By Phurbu Thinley
Dharamsala, February 23: Tibetan exiles Monday staged dramatic anti-China demonstrations as part of a wider movement to boycott Losar (New Year) celebrations in order to protest against Chinese rule in Tibet.
Tibetan demonstrators wave national flag of Tibet during an anti-China demonstration in Dharamsala on Monday, February 23, 2009. Tibetans set off demonized effigies of Mao Zedong and Chinese president Hu Jintao on fire during a symbolic ritual performed by Tibetans to ward-off evils at the end of a year. Tibetan exiles around the world will skip their New Year celebration on Wednesday as they want to remember those who died in last year's protests against Chinese rule.(Photo: Tenzin Dasel/Phayul)
Demonstrators paraded demonized effigies of Mao Zedong, former leader of Communist China, and current Chinese president Hu Jintao before setting them off on a huge fire.
The demonstration was staged as part of a religious ritual (Gutor) performed by Tibetans to ward-off evils and misfortune two days before the commencement of New Year.
Hundreds took part in the demonstration shouting slogans like “Free Tibet”, “Victory to Tibetan martyrs” and “Long Live the Dalai Lama”.Tibetan New Year
or Losar, which begins Wednesday, is traditionally the biggest holiday for Tibetans, but Tibetans around the world and in Dharamsala, the seat of the Tibet’s Government in exile, will forgo the celebration this year as they want to remember those who died in last year's protests against Chinese rule.
Tibetan exile groups say at least 200 Tibetans were killed and more than a 1000 went missing in the subsequent Chinese military crackdown.
Today's demonstrations were led by Tibetan Youth Congress, the largest pro-independence group in the exile Tibetan community.
“Both Mao and Hu Jintao represent symbols of evil for Tibetans. Setting off their representations on fire on this day is symbolic of exorcizing evil forces that have brought unprecedented suffering and repression in Tibet,” the organisation’s General Secretary Dhondup Lhadhar told Phayul.

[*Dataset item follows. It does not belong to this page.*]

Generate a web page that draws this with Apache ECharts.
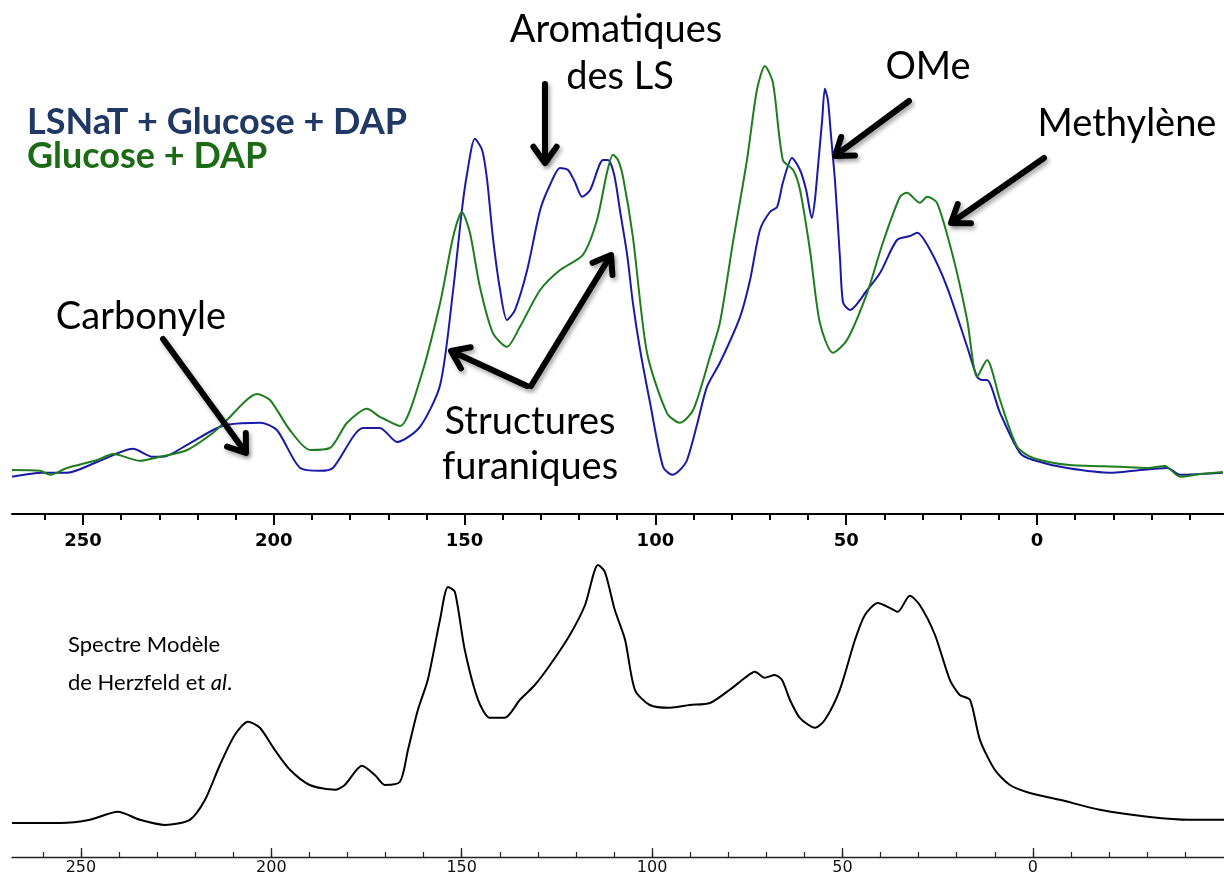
<!DOCTYPE html>
<html>
<head>
<meta charset="utf-8">
<script src="https://cdn.jsdelivr.net/npm/echarts@6/dist/echarts.min.js"></script>
<style>
html,body{margin:0;padding:0;background:#fff;}
#chart{width:1224px;height:877px;}
</style>
</head>
<body>
<div id="chart"></div>
<script>
// ---- Data (chemical shift in ppm, intensity in arbitrary units) ----
const blueShift = [268.6,260.5,254.2,246.3,236.9,231.7,229.0,222.7,215.9,212.3,203.6,199.2,193.1,187.9,184.5,176.6,172.2,167.7,161.7,156.4,153.0,150.7,149.4,147.3,145.4,144.1,142.6,140.7,138.9,136.8,133.6,130.2,127.6,125.0,122.9,121.1,119.2,117.1,113.7,112.4,110.8,109.3,107.4,105.9,104.0,101.4,98.0,95.6,93.6,91.7,89.1,86.5,83.1,77.8,75.2,72.6,70.0,68.1,66.6,64.2,62.1,60.5,59.0,58.2,57.4,56.3,55.6,54.8,54.0,52.9,51.6,50.8,49.0,44.5,41.1,36.7,33.3,31.4,28.0,23.6,18.3,15.7,14.4,13.1,9.7,4.5,1.0,-7.9,-19.9,-27.0,-34.1,-37.5,-42.7,-48.7];
const blueIntensity = [0.3,1.3,1.3,4.0,7.3,5.3,5.3,8.3,12.0,13.3,13.8,12.0,2.5,1.8,2.5,12.5,12.5,9.0,12.8,23.3,47.0,67.0,75.8,84.8,82.0,74.5,60.3,47.0,39.5,42.0,52.0,67.0,73.3,77.5,77.0,74.0,70.3,72.0,79.5,79.5,75.8,67.0,55.8,43.8,32.0,18.8,2.8,0.8,2.0,4.5,13.3,22.8,28.8,40.3,49.5,62.0,66.5,67.8,73.8,80.0,77.0,72.0,65.0,69.5,77.8,89.5,97.3,94.5,85.8,73.8,54.5,43.8,42.0,47.0,51.3,59.5,60.5,61.3,57.0,47.8,32.8,25.3,24.5,24.5,16.3,6.3,4.5,2.5,1.3,2.0,2.5,0.8,1.0,1.3];

const greenShift = [268.6,261.3,258.6,254.2,246.3,242.1,235.1,229.8,222.7,215.9,212.3,204.4,201.0,195.8,190.5,185.3,180.8,175.6,172.2,166.9,161.7,156.4,153.0,150.7,148.6,146.0,142.6,138.9,135.5,130.2,125.0,119.0,115.3,112.7,111.1,109.8,108.5,105.9,102.2,97.0,93.6,90.1,85.7,83.1,79.7,76.0,73.4,71.3,69.2,66.6,63.9,62.1,59.5,56.9,53.5,49.8,44.5,40.4,35.9,34.1,30.7,28.8,26.2,22.0,18.3,15.7,13.1,9.7,5.2,1.0,-7.9,-21.8,-28.8,-33.5,-37.5,-42.7,-48.7];
const greenIntensity = [2.0,1.8,0.8,2.5,4.5,6.0,4.3,5.3,7.0,11.3,14.5,21.0,19.5,12.0,7.0,7.5,13.8,17.3,15.3,13.0,24.5,43.8,60.3,66.5,61.3,47.8,36.3,32.8,37.8,47.0,52.0,55.8,64.5,76.3,80.8,79.5,75.3,60.3,31.3,16.3,13.8,17.0,30.3,38.8,58.8,79.5,97.0,103.0,98.8,79.5,77.0,72.0,57.0,38.8,31.3,34.5,46.3,58.8,70.3,71.3,68.8,70.3,68.8,55.3,39.5,25.3,29.5,19.5,7.8,5.0,3.3,2.8,2.5,3.0,0.3,1.0,1.5];

const modelShift = [268.1,255.5,247.6,240.3,234.5,227.9,221.4,217.4,213.5,209.6,206.1,203.0,199.1,195.1,189.9,183.3,180.7,176.2,172.8,170.2,166.2,164.1,161.5,158.9,155.7,153.6,151.8,149.2,145.7,142.6,138.7,134.7,130.8,126.8,121.6,117.6,114.2,112.4,109.8,107.1,104.5,100.6,95.3,90.1,84.8,79.6,75.6,73.0,70.4,67.8,65.9,63.8,61.2,57.2,54.6,50.7,46.7,44.1,40.7,37.6,35.5,32.3,29.7,25.7,21.8,19.2,16.5,13.9,10.0,6.0,0.8,-7.1,-17.6,-30.7,-41.2,-50.2];
const modelIntensity = [0.5,0.5,1.3,3.3,1.3,0,1.3,6.3,15.0,22.5,25.8,24.3,18.8,13.8,10.0,8.8,10.0,14.8,12.5,10.0,10.8,18.8,28.8,36.3,51.3,59.5,58.3,43.8,31.3,26.8,26.8,31.3,35.0,40.0,47.5,55.0,65.0,63.3,53.8,46.3,33.8,30.0,29.3,30.0,30.5,33.8,36.8,38.3,36.8,37.5,36.3,31.3,26.8,24.3,26.3,33.8,46.3,52.5,55.5,54.3,53.3,57.3,55.0,47.5,36.3,32.5,31.3,21.3,13.8,10.0,8.0,6.3,3.8,2.0,1.3,1.3];

const majorTicks = [250,200,150,100,50,0];
const minorTicks = [260,250,240,230,220,210,200,190,180,170,160,150,140,130,120,110,100,90,80,70,60,50,40,30,20,10,0,-10,-20,-30,-40];

const legendLabels = ['LSNaT + Glucose + DAP','Glucose + DAP'];

function zip(a,b){ return a.map((v,i)=>[v,b[i]]); }

const chart = echarts.init(document.getElementById('chart'), null, {renderer:'canvas'});

const TXT = 'Lato, "Open Sans", sans-serif';

function arrow(x1,y1,x2,y2){
  const ang = Math.atan2(y2-y1,x2-x1);
  const L = 20, a = 0.62;
  const p1 = [x2 - L*Math.cos(ang-a), y2 - L*Math.sin(ang-a)];
  const p2 = [x2 - L*Math.cos(ang+a), y2 - L*Math.sin(ang+a)];
  const st = {stroke:'#000', lineWidth:6, lineCap:'round', lineJoin:'round', fill:null,
    shadowBlur:4, shadowColor:'rgba(0,0,0,0.35)', shadowOffsetX:2, shadowOffsetY:3};
  return [
    {type:'polyline', silent:true, shape:{points:[[x1,y1],[x2-3*Math.cos(ang),y2-3*Math.sin(ang)]]}, style:st, z:100},
    {type:'polyline', silent:true, shape:{points:[p1,[x2,y2],p2]}, style:st, z:100}
  ];
}

function label(text, cx, cy, size){
  return {type:'text', silent:true, z:110, x:cx, y:cy,
    style:{text:text, fontFamily:TXT, fontSize:size, fill:'#000', align:'center', verticalAlign:'middle'}};
}

const graphics = [].concat(
  arrow(163,339,246,453),
  arrow(545,84,545,163),
  arrow(527,386,451,351),
  arrow(531,386,611,255),
  arrow(909,101,835,156),
  arrow(1044,158,951,223),
  [
    label('Aromatiques', 616, 30, 38),
    label('des LS', 620, 77, 38),
    label('OMe', 928, 67, 38),
    label('Methylène', 1127, 124, 38),
    label('Carbonyle', 141, 317, 38),
    label('Structures', 530, 422, 38),
    label('furaniques', 530, 467, 38),
    {type:'text', silent:true, z:110, x:27, y:122,
      style:{text:legendLabels[0], fontFamily:TXT, fontWeight:'bold', fontSize:36, fill:'#1f3864', align:'left', verticalAlign:'middle'}},
    {type:'text', silent:true, z:110, x:27, y:156,
      style:{text:legendLabels[1], fontFamily:TXT, fontWeight:'bold', fontSize:36, fill:'#1a6b14', align:'left', verticalAlign:'middle'}},
    {type:'text', silent:true, z:110, x:68, y:645,
      style:{text:'Spectre Modèle', fontFamily:TXT, fontSize:22, fill:'#000', align:'left', verticalAlign:'middle'}},
    {type:'text', silent:true, z:110, x:68, y:683,
      style:{text:'{n|de Herzfeld et }{i|al}{n|.}', fontFamily:TXT, fontSize:22, fill:'#000', align:'left', verticalAlign:'middle',
        rich:{n:{fontFamily:TXT, fontSize:22, fill:'#000'}, i:{fontFamily:TXT, fontSize:22, fontStyle:'italic', fill:'#000'}}}}
  ]
);

const option = {
  backgroundColor:'#ffffff',
  animation:false,
  grid:[
    {left:12, right:0, top:38, bottom:363, containLabel:false},
    {left:12, right:0, top:545, bottom:20, containLabel:false}
  ],
  xAxis:[
    {type:'value', gridIndex:0, position:'bottom', min:-49, max:268.6, inverse:true,
      axisLine:{show:true, onZero:false, lineStyle:{color:'#000', width:2}},
      axisTick:{show:true, customValues:majorTicks, length:11, lineStyle:{color:'#000', width:2}},
      axisLabel:{show:true, customValues:majorTicks, margin:18, fontFamily:'"DejaVu Sans", Verdana, sans-serif', fontWeight:'bold', fontSize:18, color:'#000'},
      splitLine:{show:false}},
    {type:'value', gridIndex:0, position:'bottom', min:-49, max:268.6, inverse:true,
      axisLine:{show:false, onZero:false},
      axisTick:{show:true, customValues:minorTicks, length:6, lineStyle:{color:'#000', width:2}},
      axisLabel:{show:false}, splitLine:{show:false}},
    {type:'value', gridIndex:1, position:'bottom', min:-50.2, max:268.1, inverse:true,
      axisLine:{show:true, onZero:false, lineStyle:{color:'#222', width:1.3}},
      axisTick:{show:true, inside:true, customValues:majorTicks, length:9, lineStyle:{color:'#222', width:1.3}},
      axisLabel:{show:true, customValues:majorTicks, margin:3, fontFamily:'"DejaVu Sans", sans-serif', fontSize:16, color:'#111'},
      splitLine:{show:false}},
    {type:'value', gridIndex:1, position:'bottom', min:-50.2, max:268.1, inverse:true,
      axisLine:{show:false, onZero:false},
      axisTick:{show:true, inside:true, customValues:minorTicks, length:5, lineStyle:{color:'#222', width:1.2}},
      axisLabel:{show:false}, splitLine:{show:false}}
  ],
  yAxis:[
    {type:'value', gridIndex:0, min:-9, max:110, show:false},
    {type:'value', gridIndex:1, min:-8, max:70, show:false}
  ],
  series:[
    {name:legendLabels[0], type:'line', xAxisIndex:0, yAxisIndex:0, data:zip(blueShift,blueIntensity),
      showSymbol:false, smooth:0.25, lineStyle:{color:'#1a1aa8', width:2}, z:3},
    {name:legendLabels[1], type:'line', xAxisIndex:0, yAxisIndex:0, data:zip(greenShift,greenIntensity),
      showSymbol:false, smooth:0.25, lineStyle:{color:'#1f7d1f', width:2}, z:4},
    {name:'Spectre Modèle', type:'line', xAxisIndex:2, yAxisIndex:1, data:zip(modelShift,modelIntensity),
      showSymbol:false, smooth:0.25, lineStyle:{color:'#000', width:2}, z:3}
  ],
  graphic:graphics
};
chart.setOption(option);
</script>
</body>
</html>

The group last month declared to observe 2009, which corresponds to 2136 Earth Ox Year in Tibetan Lunar calendar, as a “Black Year” for Tibet, as it marks 60 years of China’s invasion of Tibet and 50th Anniversary of the failed uprising against Chinese rule that forced the Tibetan leader the Dalai Lama to flee into exile in India.
Instead of holding celebrations, the group said it would organize a series of protest and signature campaigns during and around Losar time to highlight China’s “illegal occupation of Tibet” and the plight of Tibetan people under its decades of repressive rule.
The group said its members under worldwide regional chapters worldwide would take part in hunger strikes, peace rallies and prayer vigils to observe the New Year.
“There seems to be a widespread movement among Tibetans inside Tibet to boycott festivities during the Losar as a silent protest to mourn Tibetans who were killed during the government crackdown last March, and we just want to tell them that our solidarity is always with them,” Dhondup said.
The boycott of Losar celebration, which actually comes just two weeks before the 50th anniversary of the abortive Tibetan uprising, has been a cause of concern for Chinese authorities in Tibet.
China’s military last month began a crackdown in Tibetan capital Lhasa, with raids on residential areas, Internet cafes, bars and rented rooms, Chinese state-run media reported. Security forces rounded up nearly 6000 “suspects” for questioning and detained up to 81 during the operation “Strike Hard” by Jan. 24.
Chinese security forces last week detained at least 21 Tibetans in Lithang County, in Sichuan Province, after they shouted “Long Live the Dalai Lama”, “Independence for Tibet” and “No Losar Celebration” in the area’s main market street.
Amid reports of mounting security build-up in Tibet, Tibetan Government-in-exile Saturday asked China to withdraw, what it calls, “undeclared martial law in Tibet.” It also called on China to immediately call off the “strike hard” campaign, and said such moves are likely to further provoke Tibetans ahead.
The Tibetan Government also said it “supports the right of every Tibetan in Tibet and elsewhere to peacefully not to celebrate the Tibetan New Year,” saying such an act is “a mark of respect for those Tibetans who sacrificed their lives in the 2008 protests to highlight the deplorable human rights situation in Tibet.”
Several other prominent Tibetan NGOs in exile have also vowed to forgo this year’s Losar celebrations; first time that such an unprecedented move has been made in the course of their decades’ long freedom struggle.
“Such a spontaneous accord in our approach will not only unite Tibetans both in and outside Tibetans, but will further strengthen our common struggle for freedom,” Dhondup told Phayul, after addressing a huge gathering of anti-China demonstrators here this evening.